(acercamiento de la obra de Alejandro Álvarez, Varezal)
LEONEL RODRÍGUEZ
El silencio total de la pintura nos invita a perdernos voluntariamente; de nosotros depende hurgar sus vértigos y volver con algo nuevo entre manos. Tengo ante mí dos cuadros del pintor Alejandro Álvarez (Los Mochis, 1984) y ante ellos, mi primera sensación es de silencio; después, dos preguntas: ¿qué quiere decirnos el pintor con este silencio?, ¿desde dónde pinta?
Miro la pintura titulada Mi silencio es un aullido. Aquí está el grito sin resonancia del mundo; el rostro de la impotencia: cinco caras que se unen desde la serenidad aparente hasta el aullido que vomita la pregunta por el origen; un orden y sentido de la vida que se han perdido.
Podemos situar en los inicios del siglo XX los brotes de un arte que ya quiere referirse a las multitudes interiores que habitan a cada individuo; una apuesta por la intimidad del ser que funda el descubrimiento esencial de que el arte, ya no la religión cristiana, es el ámbito sagrado de la era moderna. Recordamos la pintura impresionista de fines del siglo XIX, la poesía de Ezra Pound, el rescate de la tradición poética oriental para occidente, pero sobre todo el gran momento de la poesía en lengua española a partir de las dos últimas décadas del siglo XIX e inicios del XX, que la crítica especializada ha denominado modernismo, y que no es otra cosa que la investigación a través del arte de las capas profundas del hombre; ya no la mirada sobre la sombra propia en el mundo sino la mirada dirigida a sí misma, al desciframiento del sr que observa.
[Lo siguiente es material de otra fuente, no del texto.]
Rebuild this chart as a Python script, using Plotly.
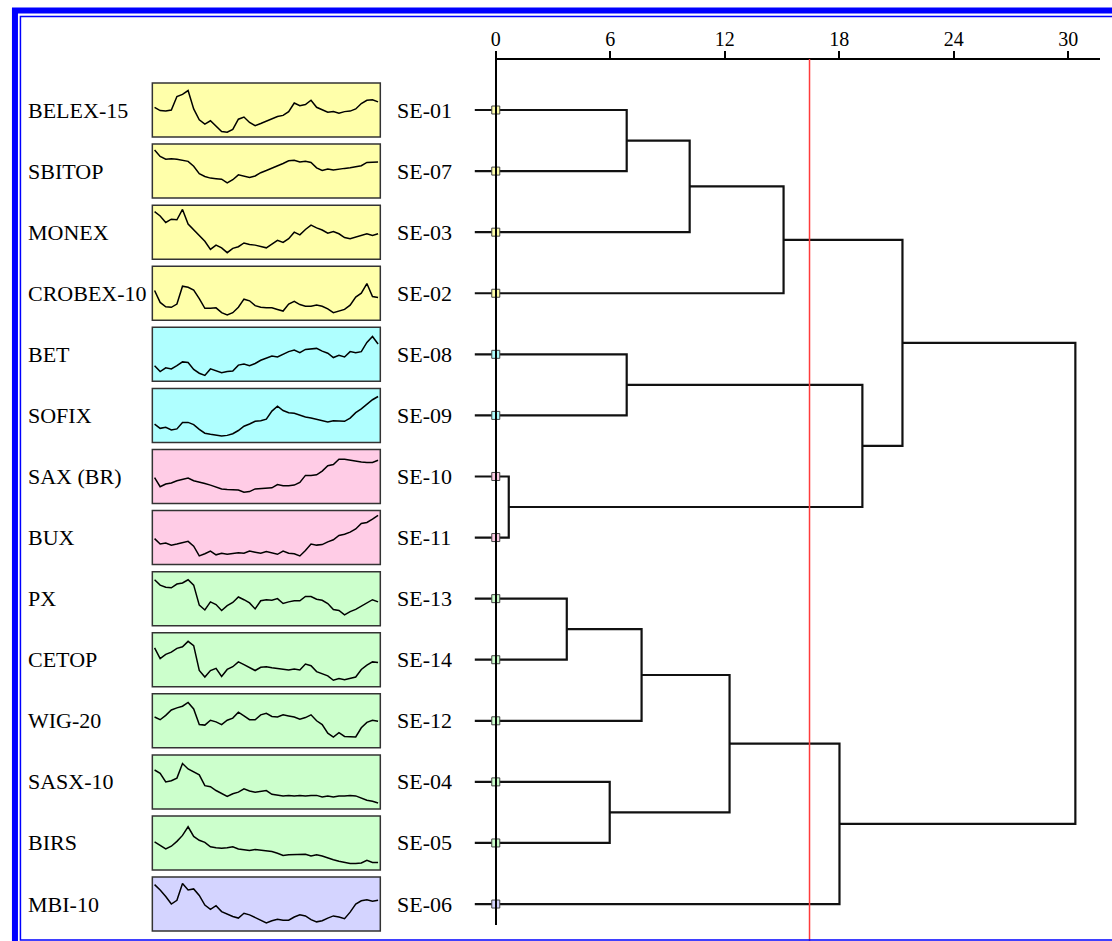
import plotly.graph_objects as go

W, H = 1112, 941

# ---------------- data ----------------
index_names = ["BELEX-15", "SBITOP", "MONEX", "CROBEX-10", "BET", "SOFIX", "SAX (BR)",
               "BUX", "PX", "CETOP", "WIG-20", "SASX-10", "BIRS", "MBI-10"]
codes = ["SE-01", "SE-07", "SE-03", "SE-02", "SE-08", "SE-09", "SE-10",
         "SE-11", "SE-13", "SE-14", "SE-12", "SE-04", "SE-05", "SE-06"]
group_of_leaf = [0, 0, 0, 0, 1, 1, 2, 2, 3, 3, 3, 3, 3, 4]
group_colors = ["#FFFFAA", "#AFFFFF", "#FFCCE6", "#CCFFCC", "#D4D4FF"]

# linkage: leaves 0..13, cluster k -> id 14+k
merge_left = [0, 14, 15, 4, 6, 17, 16, 8, 21, 11, 22, 24, 20]
merge_right = [1, 2, 3, 5, 7, 18, 19, 9, 10, 12, 23, 13, 25]
merge_height = [6.86, 10.16, 15.08, 6.86, 0.68, 19.21, 21.31, 3.72, 7.64, 5.97, 12.25, 18.01, 30.37]
leaf_start = -1.1
cut_level = 16.44
axis_ticks = [0, 6, 12, 18, 24, 30]

# sparkline series (0 = box bottom, 100 = box top)
belex15 = [55, 49, 48, 50, 75, 79, 86, 52, 32, 24, 30, 20, 10, 9, 14, 33, 37, 27, 21, 25, 29,
           34, 38, 40, 47, 63, 58, 60, 68, 55, 51, 46, 47, 44, 47, 48, 52, 62, 68, 69, 65]
sbitop = [89, 77, 72, 73, 72, 70, 68, 59, 45, 40, 37, 36, 35, 28, 34, 43, 40, 38, 41, 47, 51,
          55, 60, 64, 69, 70, 67, 68, 66, 56, 51, 54, 52, 54, 55, 56, 58, 60, 66, 66, 67]
monex = [88, 80, 68, 74, 73, 92, 65, 54, 44, 33, 18, 26, 21, 12, 20, 23, 30, 27, 26, 23, 21,
         28, 35, 31, 38, 50, 45, 55, 63, 58, 54, 48, 51, 47, 40, 38, 41, 43, 47, 44, 47]
crobex10 = [55, 33, 25, 24, 30, 63, 61, 56, 40, 22, 22, 23, 14, 10, 14, 24, 39, 36, 27, 24, 23,
            23, 20, 17, 30, 35, 29, 26, 26, 28, 26, 21, 14, 17, 20, 28, 43, 50, 68, 44, 42]
bet = [29, 18, 25, 23, 29, 36, 35, 22, 15, 11, 23, 20, 16, 18, 19, 30, 32, 29, 33, 39, 43,
       47, 45, 50, 55, 58, 53, 59, 60, 61, 56, 52, 44, 48, 45, 55, 53, 55, 72, 83, 69]
sofix = [34, 26, 28, 23, 25, 37, 37, 33, 24, 17, 15, 13, 12, 13, 16, 22, 30, 34, 39, 40, 43,
         58, 67, 59, 55, 54, 50, 47, 45, 43, 41, 38, 40, 39, 39, 45, 55, 62, 70, 79, 85]
sax_br = [48, 31, 36, 38, 42, 45, 47, 42, 40, 37, 34, 31, 27, 26, 26, 25, 21, 22, 27, 28, 28,
          29, 35, 33, 33, 34, 39, 52, 52, 53, 60, 70, 72, 82, 82, 80, 79, 77, 76, 76, 80]
bux = [48, 38, 40, 36, 38, 40, 43, 34, 16, 20, 25, 18, 21, 19, 21, 22, 21, 25, 23, 21, 24,
       22, 19, 25, 21, 20, 16, 26, 38, 36, 37, 42, 46, 54, 56, 60, 66, 76, 78, 84, 91]
px = [85, 75, 71, 70, 77, 79, 85, 75, 38, 29, 44, 39, 28, 37, 43, 53, 48, 42, 31, 46, 48,
      47, 50, 41, 44, 46, 46, 54, 54, 49, 47, 41, 30, 28, 20, 26, 30, 36, 42, 48, 44]
cetop = [72, 52, 60, 64, 71, 74, 84, 76, 30, 18, 30, 34, 19, 32, 37, 46, 41, 36, 30, 36, 37,
         35, 34, 33, 31, 33, 31, 42, 39, 28, 24, 20, 12, 15, 13, 15, 18, 32, 40, 46, 45]
wig20 = [57, 52, 60, 70, 74, 77, 84, 72, 43, 42, 51, 48, 43, 51, 55, 66, 59, 52, 52, 61, 64,
         58, 57, 61, 59, 57, 53, 56, 61, 50, 43, 27, 20, 28, 21, 21, 20, 37, 47, 51, 49]
sasx10 = [72, 66, 50, 52, 57, 84, 74, 68, 63, 43, 41, 34, 28, 23, 28, 31, 37, 33, 31, 33, 34,
          27, 25, 24, 25, 24, 25, 24, 25, 25, 22, 24, 22, 24, 24, 25, 24, 20, 16, 14, 11]
birs = [52, 45, 39, 44, 53, 64, 80, 62, 55, 51, 43, 41, 40, 41, 43, 39, 37, 36, 38, 37, 35,
        34, 31, 27, 28, 28, 29, 29, 26, 28, 26, 22, 19, 16, 14, 12, 12, 13, 18, 14, 14]
mbi10 = [86, 76, 64, 50, 57, 88, 76, 78, 66, 48, 40, 47, 36, 31, 27, 24, 33, 30, 25, 19, 15,
         19, 22, 20, 20, 26, 30, 28, 21, 17, 19, 24, 28, 26, 23, 35, 50, 56, 58, 55, 57]

spark_series = [belex15, sbitop, monex, crobex10, bet, sofix, sax_br, bux,
                px, cetop, wig20, sasx10, birs, mbi10]

# ---------------- geometry (pixel layout) ----------------
X0_PX, UNIT_PX = 493.0, 19.17      # x pixel of distance 0, pixels per unit
ROW0_PX, ROW_PX = 110.0, 61.08     # y pixel of first leaf, spacing
AXIS_Y_PX = 59.0
AXIS_END_PX = 1100.0
BOX_L, BOX_R, BOX_H = 148.0, 377.0, 54.0
NAME_X, CODE_X = 21.0, 392.0

x_lo = -X0_PX / UNIT_PX
x_hi = (W - X0_PX) / UNIT_PX
y_top = -ROW0_PX / ROW_PX
y_bot = (H - ROW0_PX) / ROW_PX

fig = go.Figure()

# dendrogram
n = len(codes)
node_y = list(range(n))
node_h = [leaf_start] * n
dx, dy = [], []
for l, r, h in zip(merge_left, merge_right, merge_height):
    dx += [node_h[l], h, h, node_h[r], None]
    dy += [node_y[l], node_y[l], node_y[r], node_y[r], None]
    node_y.append((node_y[l] + node_y[r]) / 2.0)
    node_h.append(h)

fig.add_trace(go.Scatter(x=dx, y=dy, mode="lines", line=dict(color="#111111", width=2.2),
                         hoverinfo="skip", showlegend=False, xaxis="x", yaxis="y"))

# leaf markers
fig.add_trace(go.Scatter(x=[0] * n, y=list(range(n)), mode="markers",
                         marker=dict(symbol="square", size=8,
                                     color=[group_colors[g] for g in group_of_leaf],
                                     line=dict(color="#444444", width=1)),
                         hoverinfo="skip", showlegend=False, xaxis="x", yaxis="y"))

layout = dict(
    width=W, height=H, margin=dict(l=0, r=0, t=0, b=0),
    paper_bgcolor="white", plot_bgcolor="rgba(0,0,0,0)", showlegend=False,
    xaxis=dict(domain=[0, 1], range=[x_lo, x_hi], visible=False, fixedrange=True),
    yaxis=dict(domain=[0, 1], range=[y_bot, y_top], visible=False, fixedrange=True),
)

shapes = []
annotations = []

# sparklines
for i, series in enumerate(spark_series):
    k = i + 2
    cy = ROW0_PX + ROW_PX * i
    top = cy - BOX_H / 2
    bot = cy + BOX_H / 2
    layout["xaxis%d" % k] = dict(domain=[BOX_L / W, BOX_R / W], range=[-0.4, len(series) - 0.6],
                                 visible=False, anchor="y%d" % k, fixedrange=True)
    layout["yaxis%d" % k] = dict(domain=[1 - bot / H, 1 - top / H], range=[0, 100],
                                 visible=False, anchor="x%d" % k, fixedrange=True)
    shapes.append(dict(type="rect", xref="x%d domain" % k, yref="y%d domain" % k,
                       x0=0, x1=1, y0=0, y1=1, layer="below",
                       fillcolor=group_colors[group_of_leaf[i]],
                       line=dict(color="#333333", width=1.5)))
    fig.add_trace(go.Scatter(x=list(range(len(series))), y=series, mode="lines",
                             line=dict(color="black", width=1.5), hoverinfo="skip",
                             showlegend=False, xaxis="x%d" % k, yaxis="y%d" % k))
    annotations.append(dict(text=index_names[i], xref="paper", x=NAME_X / W, xanchor="left",
                            yref="y", y=i, yanchor="middle", showarrow=False,
                            font=dict(family="Liberation Serif", size=22, color="black")))
    annotations.append(dict(text=codes[i], xref="paper", x=CODE_X / W, xanchor="left",
                            yref="y", y=i, yanchor="middle", showarrow=False,
                            font=dict(family="Liberation Serif", size=22, color="black")))

# top distance axis (free axis)
layout["xaxis16"] = dict(domain=[X0_PX / W, AXIS_END_PX / W],
                         range=[0, (AXIS_END_PX - X0_PX) / UNIT_PX],
                         side="top", anchor="free", position=1 - AXIS_Y_PX / H,
                         showline=True, linecolor="black", linewidth=2,
                         ticks="outside", ticklen=7, tickwidth=2, tickcolor="black",
                         tickvals=axis_ticks, ticktext=[str(t) for t in axis_ticks],
                         ticklabelstandoff=-3,
                         tickfont=dict(family="Liberation Serif", size=20, color="black"),
                         showgrid=False, zeroline=False, fixedrange=True)
# vertical line at distance 0 (free y axis)
layout["yaxis16"] = dict(domain=[1 - 925 / H, 1 - 52 / H], range=[0, 1],
                         anchor="free", position=X0_PX / W, side="left",
                         showline=True, linecolor="black", linewidth=2,
                         ticks="", showticklabels=False, showgrid=False, zeroline=False,
                         fixedrange=True)
fig.add_trace(go.Scatter(x=[1], y=[0.5], mode="markers", marker=dict(opacity=0),
                         hoverinfo="skip", showlegend=False, xaxis="x16", yaxis="y16"))

# cut level
shapes.append(dict(type="line", xref="x", yref="paper", x0=cut_level, x1=cut_level,
                   y0=0, y1=1 - AXIS_Y_PX / H, line=dict(color="#FF3B3B", width=1.5)))

# double blue frame
shapes.append(dict(type="rect", xref="paper", yref="paper",
                   x0=10 / W, x1=1.05, y0=-0.05, y1=1 - 10.5 / H,
                   line=dict(color="#0000FF", width=6)))
shapes.append(dict(type="rect", xref="paper", yref="paper",
                   x0=15.5 / W, x1=1.03, y0=1 - 940 / H, y1=1 - 16.5 / H,
                   line=dict(color="#0000FF", width=1.5)))

layout["shapes"] = shapes
layout["annotations"] = annotations
fig.update_layout(**layout)

fig.write_html("out.html")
Así, entiendo los rostros del aullido como propios del pintor que se mueve entre los visajes del sueño y el desgarramiento, pero también como las máscaras del mundo. Cada rostro del cuadro es un matiz del hombre: el artista es un despierto en viaje constante y siempre entre dos puntos; persiste entre agua y fuego: es la cara de en medio.
Alejandro Álvarez es un joven pintor que de manera inesperada ha tocado el nervio del arte moderno con la frescura y la inocencia del que no sabe que sabe. Autodidacta, se ha dedicado a estudiar la obra de los artistas que le han interesado y le han comunicado: van Gogh y Tamayo.
Los colores que usa Alejandro Álvarez están emparentados con aquellos que se asocian a la escuela mexicana de pintura —y aquí es donde la influencia de Tamayo parece tomar claridad: son colores que se asemejan a la tierra más que al cielo o al mar. Estas tonalidades comunican al modo de los ciclos agrícolas; llevan en sí la lentitud, la decisión y la fuerza que se identifican con la lengua de la tierra. Podría tratarse de un lenguaje no aprendido mediante el contacto humano, más bien un «lenguaje del lugar» que tiene relación con las raíces y lo oscuro.
El segundo cuadro, sin título, es, en apariencia, un paisaje exterior. Una ciudad como un puerto, un mar negro y sin vida. En realidad, el cuadro tiene mayor parentesco con el autorretrato o la pintura abstracta. No hay adentro ni afuera: la apariencia adquiere sentido una vez que trasciende y perfora cada vez más cerca del centro de la diana, aquello que pretende reflejar el arte; el hombre perdido en el mundo sin centro, sin un sol alrededor del cual girar, sin un dios. En el cuadro vemos dos soles; las pinceladas puestas como pausas una tras otra, lo que nos recuerda la pintura impresionista. El cielo es una serpiente de luz que se enrosca alrededor del eje del sol, pero junto a él existe un segundo sol sin cuerpo, un sol-ojo que mira hacia adentro, al hueco que se siente y nos hace ver, nos dice un desorden, el desarreglo de los sentidos que ocasiona la pérdida de algo que podamos considerar íntimamente; así es como los rojos y los amarillos incendiados sofocan la ciudad habitada sólo por las alturas de concreto. Ahora bien, si el arte es capaz de poner frente a nuestros ojos el vacío, lo invisible, lo inexpresable, lo que nos mueve en la llaga, ¿no es el arte el ámbito sagrado que tenemos?
Como pintor y como artista, Alejandro Álvarez es un habitante frecuente de dicho espacio: tiene el trozo de carbón en sus manos; es de esperar que en los próximos años llene las grutas con las formas que nos hagan reconocernos.